Source excerpt:
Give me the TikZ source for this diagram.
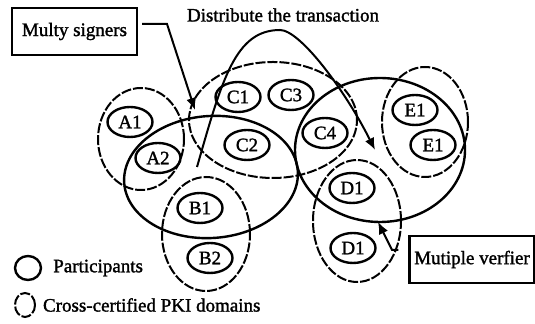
\documentclass[tikz,border=0pt]{standalone}
\usepackage{fontspec}
\setmainfont{Liberation Serif}[UprightFeatures={FakeBold=1.5}]
\usetikzlibrary{positioning,arrows.meta,shapes.geometric}
\tikzset{
  participant/.style={ellipse, draw, line width=1.2pt, minimum width=22.5pt, minimum height=15pt, inner sep=0pt},
  pkidomain/.style={ellipse, draw, line width=1pt, dash pattern=on 5pt off 1pt, inner sep=0pt},
  group/.style={ellipse, draw, line width=1.2pt, inner sep=0pt},
  labelbox/.style={rectangle, draw, line width=1.2pt, minimum width=62.5pt, minimum height=23.5pt, inner sep=2pt},
  pointer/.style={-{Latex[length=6pt,width=5pt]}, line width=1pt},
}

\begin{document}
\begin{tikzpicture}[x=0.5pt, y=-0.5pt, font=\fontsize{9.5}{11}\selectfont]
  \useasboundingbox (0,0) rectangle (535,324);

  % cross-certified PKI domains and signer / verifier groups
  \node[pkidomain, minimum width=43pt, minimum height=51pt] (domA) at (141,139) {};
  \node[pkidomain, minimum width=84pt, minimum height=58pt] (domC) at (273,120) {};
  \node[pkidomain, minimum width=44pt, minimum height=57pt] (domB) at (206,234) {};
  \node[pkidomain, minimum width=44pt, minimum height=61pt] (domD) at (357,221) {};
  \node[pkidomain, minimum width=43pt, minimum height=55pt] (domE) at (425,122) {};
  \node[group, minimum width=87pt, minimum height=61pt, rotate=4] (signers) at (211,177) {};
  \node[group, minimum width=85pt, minimum height=72pt] (verifiers) at (380,150) {};

  % participants
  \node[participant] (a1) at (130,122) {A1};
  \node[participant] (a2) at (158,158) {A2};
  \node[participant] (c1) at (238,97) {C1};
  \node[participant] (c3) at (291,95) {C3};
  \node[participant] (c2) at (247,145) {C2};
  \node[participant] (c4) at (325,133) {C4};
  \node[participant] (b1) at (200,208) {B1};
  \node[participant] (b2) at (210,258) {B2};
  \node[participant] (d1) at (352,188) {D1};
  \node[participant] (d2) at (353,248) {D1};
  \node[participant] (e1) at (415,110) {E1};
  \node[participant] (e2) at (433,145) {E1};

  % labels and pointers
  \node[labelbox] (msign) at (74.5,31.5) {Multy signers};
  \node[labelbox] (mverf) at (472,259.5) {Mutiple verfier};
  \node (distlabel) at (283,15) {Distribute the transaction};

  \coordinate (sigbend) at (167,24);
  \coordinate (sigtip) at (195,110);
  \draw[pointer] ([xshift=2pt]msign.east |- sigbend) -- (sigbend) -- (sigtip);

  \coordinate (verbend) at (392,250);
  \coordinate (vertip) at (378,222);
  \draw[pointer] ([xshift=-5pt]mverf.west |- verbend) -- (verbend) -- (vertip);

  \coordinate (diststart) at (197,167);
  \coordinate (distpeak) at (280,30);
  \coordinate (disttip) at (375,150);
  \draw[pointer] (diststart) .. controls (222,80) and (235,30) .. (distpeak)
                 .. controls (300,30) and (345,90) .. (disttip);

  % legend
  \node[ellipse, draw, line width=1.2pt, minimum width=13pt, minimum height=12pt, inner sep=0pt] (legpart) at (28,268) {};
  \node[right=2pt of legpart] (legparttext) {Participants};
  \node[pkidomain, minimum width=10pt, minimum height=12pt] (legpki) at (25,305) {};
  \node[right=0pt of legpki] (legpkitext) {Cross-certified PKI domains};
\end{tikzpicture}
\end{document}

Exercise directions: Quote the full listing above word for word; exclude every picture from the copy.

Correct output:
Give me the TikZ source for this diagram.
\documentclass[tikz,border=0pt]{standalone}
\usepackage{fontspec}
\setmainfont{Liberation Serif}[UprightFeatures={FakeBold=1.5}]
\usetikzlibrary{positioning,arrows.meta,shapes.geometric}
\tikzset{
  participant/.style={ellipse, draw, line width=1.2pt, minimum width=22.5pt, minimum height=15pt, inner sep=0pt},
  pkidomain/.style={ellipse, draw, line width=1pt, dash pattern=on 5pt off 1pt, inner sep=0pt},
  group/.style={ellipse, draw, line width=1.2pt, inner sep=0pt},
  labelbox/.style={rectangle, draw, line width=1.2pt, minimum width=62.5pt, minimum height=23.5pt, inner sep=2pt},
  pointer/.style={-{Latex[length=6pt,width=5pt]}, line width=1pt},
}

\begin{document}
\begin{tikzpicture}[x=0.5pt, y=-0.5pt, font=\fontsize{9.5}{11}\selectfont]
  \useasboundingbox (0,0) rectangle (535,324);

  % cross-certified PKI domains and signer / verifier groups
  \node[pkidomain, minimum width=43pt, minimum height=51pt] (domA) at (141,139) {};
  \node[pkidomain, minimum width=84pt, minimum height=58pt] (domC) at (273,120) {};
  \node[pkidomain, minimum width=44pt, minimum height=57pt] (domB) at (206,234) {};
  \node[pkidomain, minimum width=44pt, minimum height=61pt] (domD) at (357,221) {};
  \node[pkidomain, minimum width=43pt, minimum height=55pt] (domE) at (425,122) {};
  \node[group, minimum width=87pt, minimum height=61pt, rotate=4] (signers) at (211,177) {};
  \node[group, minimum width=85pt, minimum height=72pt] (verifiers) at (380,150) {};

  % participants
  \node[participant] (a1) at (130,122) {A1};
  \node[participant] (a2) at (158,158) {A2};
  \node[participant] (c1) at (238,97) {C1};
  \node[participant] (c3) at (291,95) {C3};
  \node[participant] (c2) at (247,145) {C2};
  \node[participant] (c4) at (325,133) {C4};
  \node[participant] (b1) at (200,208) {B1};
  \node[participant] (b2) at (210,258) {B2};
  \node[participant] (d1) at (352,188) {D1};
  \node[participant] (d2) at (353,248) {D1};
  \node[participant] (e1) at (415,110) {E1};
  \node[participant] (e2) at (433,145) {E1};

  % labels and pointers
  \node[labelbox] (msign) at (74.5,31.5) {Multy signers};
  \node[labelbox] (mverf) at (472,259.5) {Mutiple verfier};
  \node (distlabel) at (283,15) {Distribute the transaction};

  \coordinate (sigbend) at (167,24);
  \coordinate (sigtip) at (195,110);
  \draw[pointer] ([xshift=2pt]msign.east |- sigbend) -- (sigbend) -- (sigtip);

  \coordinate (verbend) at (392,250);
  \coordinate (vertip) at (378,222);
  \draw[pointer] ([xshift=-5pt]mverf.west |- verbend) -- (verbend) -- (vertip);

  \coordinate (diststart) at (197,167);
  \coordinate (distpeak) at (280,30);
  \coordinate (disttip) at (375,150);
  \draw[pointer] (diststart) .. controls (222,80) and (235,30) .. (distpeak)
                 .. controls (300,30) and (345,90) .. (disttip);

  % legend
  \node[ellipse, draw, line width=1.2pt, minimum width=13pt, minimum height=12pt, inner sep=0pt] (legpart) at (28,268) {};
  \node[right=2pt of legpart] (legparttext) {Participants};
  \node[pkidomain, minimum width=10pt, minimum height=12pt] (legpki) at (25,305) {};
  \node[right=0pt of legpki] (legpkitext) {Cross-certified PKI domains};
\end{tikzpicture}
\end{document}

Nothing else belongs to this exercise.